── Exercise data ──

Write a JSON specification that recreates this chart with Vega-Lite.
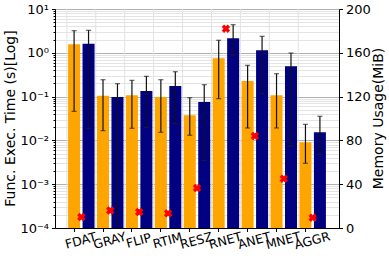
{
  "$schema": "https://vega.github.io/schema/vega-lite/v6.json",
  "width": 284,
  "height": 219,
  "autosize": "none",
  "padding": {"left": 55, "top": 9, "right": 50, "bottom": 34},
  "config": {
    "font": "DejaVu Sans",
    "view": {"stroke": "#333333", "strokeWidth": 1},
    "axis": {"labelFont": "DejaVu Sans", "titleFont": "DejaVu Sans", "labelFontSize": 13, "titleFontSize": 14, "titleFontWeight": "normal", "labelColor": "#000000", "titleColor": "#000000", "domainColor": "#000000", "tickColor": "#000000"},
    "axisX": {"bandPosition": 0.25, "labelAngle": -15, "labelAlign": "center", "labelBaseline": "top", "labelFontSize": 12.5, "tickSize": 3.5, "labelPadding": 3, "labelOffset": -2, "grid": false, "title": null}
  },
  "datasets": {
    "times": [
      {"task": "FDAT", "run": "a", "mean": 1.56, "lo": 0.046, "hi": 3.2},
      {"task": "FDAT", "run": "b", "mean": 1.61, "lo": 0.0189, "hi": 3.26},
      {"task": "GRAY", "run": "a", "mean": 0.105, "lo": 0.0167, "hi": 0.243},
      {"task": "GRAY", "run": "b", "mean": 0.098, "lo": 0.00003, "hi": 0.197},
      {"task": "FLIP", "run": "a", "mean": 0.107, "lo": 0.0189, "hi": 0.235},
      {"task": "FLIP", "run": "b", "mean": 0.134, "lo": 0.0199, "hi": 0.29},
      {"task": "RTIM", "run": "a", "mean": 0.098, "lo": 0.0153, "hi": 0.243},
      {"task": "RTIM", "run": "b", "mean": 0.175, "lo": 0.0241, "hi": 0.37},
      {"task": "RESZ", "run": "a", "mean": 0.0374, "lo": 0.0131, "hi": 0.0944},
      {"task": "RESZ", "run": "b", "mean": 0.0753, "lo": 0.0035, "hi": 0.187},
      {"task": "RNET", "run": "a", "mean": 0.748, "lo": 0.0897, "hi": 1.93},
      {"task": "RNET", "run": "b", "mean": 2.14, "lo": 0.891, "hi": 4.38},
      {"task": "ANET", "run": "a", "mean": 0.227, "lo": 0.0192, "hi": 0.518},
      {"task": "ANET", "run": "b", "mean": 1.14, "lo": 0.117, "hi": 2.38},
      {"task": "MNET", "run": "a", "mean": 0.107, "lo": 0.0192, "hi": 0.333},
      {"task": "MNET", "run": "b", "mean": 0.491, "lo": 0.00745, "hi": 0.989},
      {"task": "AGGR", "run": "a", "mean": 0.00903, "lo": 0.003, "hi": 0.0233},
      {"task": "AGGR", "run": "b", "mean": 0.0153, "lo": 0.0048, "hi": 0.0355}
    ],
    "memory": [
      {"task": "FDAT", "mem": 10},
      {"task": "GRAY", "mem": 16},
      {"task": "FLIP", "mem": 14.6},
      {"task": "RTIM", "mem": 13.4},
      {"task": "RESZ", "mem": 36.5},
      {"task": "RNET", "mem": 182},
      {"task": "ANET", "mem": 84},
      {"task": "MNET", "mem": 45},
      {"task": "AGGR", "mem": 9.4}
    ]
  },
  "layer": [
    {
      "data": {"name": "memory"},
      "mark": {"type": "rule", "color": "#e2e2e2", "strokeWidth": 1},
      "encoding": {
        "x": {"field": "task", "type": "nominal", "sort": null, "bandPosition": 0, "title": null, "scale": {"paddingInner": 0, "paddingOuter": 0.41}}
      }
    },
    {
      "layer": [
        {
          "data": {"name": "times"},
          "mark": {"type": "bar", "clip": true},
          "encoding": {
            "x": {"field": "task", "type": "nominal", "sort": null, "title": null, "scale": {"paddingInner": 0, "paddingOuter": 0.41}},
            "xOffset": {"field": "run", "type": "nominal", "scale": {"paddingInner": 0.17, "paddingOuter": 0.085}},
            "y": {"field": "mean", "type": "quantitative",
              "title": "Func. Exec. Time (s)[Log]",
              "scale": {"type": "log", "domain": [0.0001, 10], "nice": false},
              "axis": {
                "values": [0.0001, 0.0002, 0.0003, 0.0004, 0.0005, 0.0006, 0.0007, 0.0008, 0.0009, 0.001, 0.002, 0.003, 0.004, 0.005, 0.006, 0.007, 0.008, 0.009, 0.01, 0.02, 0.03, 0.04, 0.05, 0.06, 0.07, 0.08, 0.09, 0.1, 0.2, 0.3, 0.4, 0.5, 0.6, 0.7, 0.8, 0.9, 1, 2, 3, 4, 5, 6, 7, 8, 9, 10],
                "labelExpr": "abs(log(datum.value)/LN10 - round(log(datum.value)/LN10)) > 0.001 ? '' : round(log(datum.value)/LN10) == 1 ? '10¹' : round(log(datum.value)/LN10) == 0 ? '10⁰' : round(log(datum.value)/LN10) == -1 ? '10⁻¹' : round(log(datum.value)/LN10) == -2 ? '10⁻²' : round(log(datum.value)/LN10) == -3 ? '10⁻³' : '10⁻⁴'",
                "labelOverlap": false,
                "labelFlush": false,
                "grid": true,
                "gridColor": {"condition": {"test": "abs(log(datum.value)/LN10 - round(log(datum.value)/LN10)) < 0.001", "value": "#b0b0b0"}, "value": "#e4e4e4"},
                "tickSize": {"condition": {"test": "abs(log(datum.value)/LN10 - round(log(datum.value)/LN10)) < 0.001", "value": 3.5}, "value": 2},
                "labelPadding": 3,
                "titleX": -45,
                "titleY": 109,
                "titleAngle": 270,
                "titleBaseline": "middle",
                "titleAlign": "center"
              }},
            "y2": {"datum": 0.0001},
            "color": {"field": "run", "type": "nominal", "scale": {"domain": ["a", "b"], "range": ["#FFA500", "#000080"]}, "legend": null}
          }
        },
        {
          "data": {"name": "times"},
          "mark": {"type": "rule", "color": "#111111", "strokeWidth": 1.2, "clip": true},
          "encoding": {
            "x": {"field": "task", "type": "nominal", "sort": null, "title": null, "scale": {"paddingInner": 0, "paddingOuter": 0.41}},
            "xOffset": {"field": "run", "type": "nominal", "scale": {"paddingInner": 0.17, "paddingOuter": 0.085}},
            "y": {"field": "lo", "type": "quantitative", "title": "Func. Exec. Time (s)[Log]"},
            "y2": {"field": "hi"}
          }
        },
        {
          "data": {"name": "times"},
          "mark": {"type": "tick", "color": "#222222", "size": 5, "thickness": 1.2, "clip": true},
          "encoding": {
            "x": {"field": "task", "type": "nominal", "sort": null, "title": null, "scale": {"paddingInner": 0, "paddingOuter": 0.41}},
            "xOffset": {"field": "run", "type": "nominal", "scale": {"paddingInner": 0.17, "paddingOuter": 0.085}},
            "y": {"field": "lo", "type": "quantitative", "title": "Func. Exec. Time (s)[Log]"}
          }
        },
        {
          "data": {"name": "times"},
          "mark": {"type": "tick", "color": "#222222", "size": 5, "thickness": 1.2, "clip": true},
          "encoding": {
            "x": {"field": "task", "type": "nominal", "sort": null, "title": null, "scale": {"paddingInner": 0, "paddingOuter": 0.41}},
            "xOffset": {"field": "run", "type": "nominal", "scale": {"paddingInner": 0.17, "paddingOuter": 0.085}},
            "y": {"field": "hi", "type": "quantitative", "title": "Func. Exec. Time (s)[Log]"}
          }
        }
      ]
    },
    {
      "data": {"name": "memory"},
      "mark": {"type": "point", "shape": "cross", "angle": 45, "filled": true, "color": "#ff0000", "size": 72, "opacity": 1},
      "encoding": {
        "x": {"field": "task", "type": "nominal", "sort": null, "title": null, "scale": {"paddingInner": 0, "paddingOuter": 0.41}},
        "y": {"field": "mem", "type": "quantitative", "title": "Memory Usage(MiB)",
          "scale": {"domain": [0, 200], "nice": false, "zero": true},
          "axis": {"orient": "right", "values": [0, 40, 80, 120, 160, 200], "grid": false, "tickSize": 3.5, "labelPadding": 3, "labelFlush": false, "titleX": 39, "titleY": 109, "titleAngle": 270, "titleBaseline": "middle", "titleAlign": "center"}}
      }
    }
  ],
  "resolve": {"scale": {"y": "independent"}}
}
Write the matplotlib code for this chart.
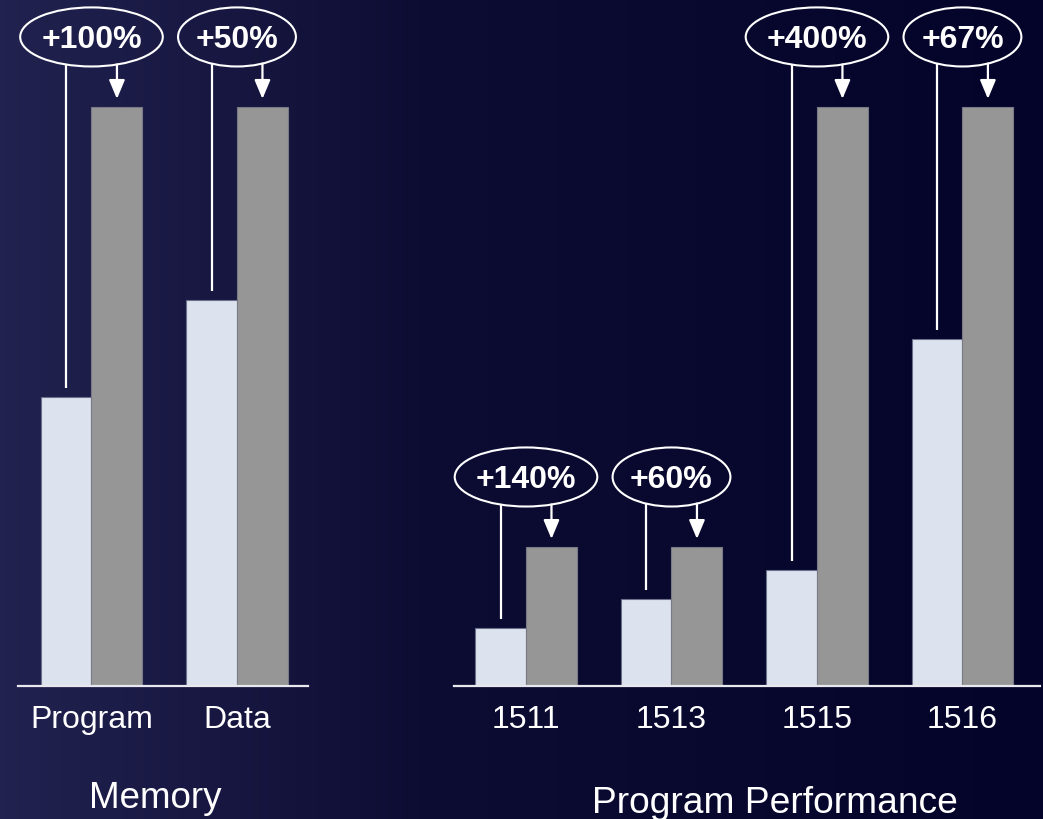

───

▶ [Stated problem]:
Say how many lines hold the word "Write", giving the number and nothing else.

▶ [Answer]:
2